PAT TRYSON, crew chief for Kurt Busch, Penske Racing
“It’s got pluses and minuses. Times are tough right now, so it’s probably not that bad a thing for most people. Obviously, we’d like to be testing but at the same time, it (testing policy) is the same for everybody. I think it will be fair. It may make the racing better with nobody having the opportunity to test.”
ROBBIE LOOMIS, executive, Petty Enterprises:
“If NASCAR were to open it up, teams were going to have to have extra trucks and trailers and extra personnel. Now you’ll see it in engineering; more shops that are tool-based.

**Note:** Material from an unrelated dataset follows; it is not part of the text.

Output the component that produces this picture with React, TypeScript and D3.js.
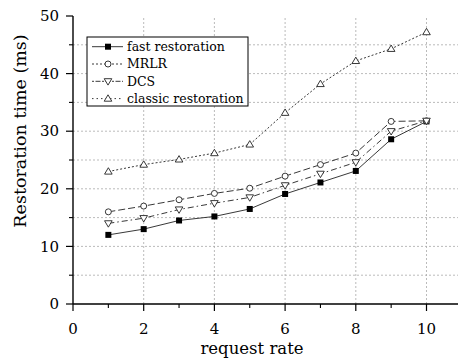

I think you’ll see more of the engineers stepping out to have the setups and a lot of simulation work will be done before we get to the track.”
“Rookies is what it’s going to kill. Rookies like (Joey) Logano need to spend a little bit more time in Nationwide and I think a rule like this will make people look at them a little different before they bring their driver up. Jimmie Johnson was in Nationwide a couple years before he came to Cup. But when Jimmie Johnson came here, he was ready to go.”
JEFF BURTON, driver, Richard Childress Racing:
“I do believe that we are at time in our sport where we’ve got to look at ways to cut some costs. There’s no doubt about it. We’ve been in conversation with NASCAR about what it is they can do, more importantly we as teams ultimately have the responsibility to pay attention to what we’re spending.
“A testing ban, there’s a lot of unknowns. I’ve never been part of a sport where testing was banned. So I’m not sure of the consequences of that.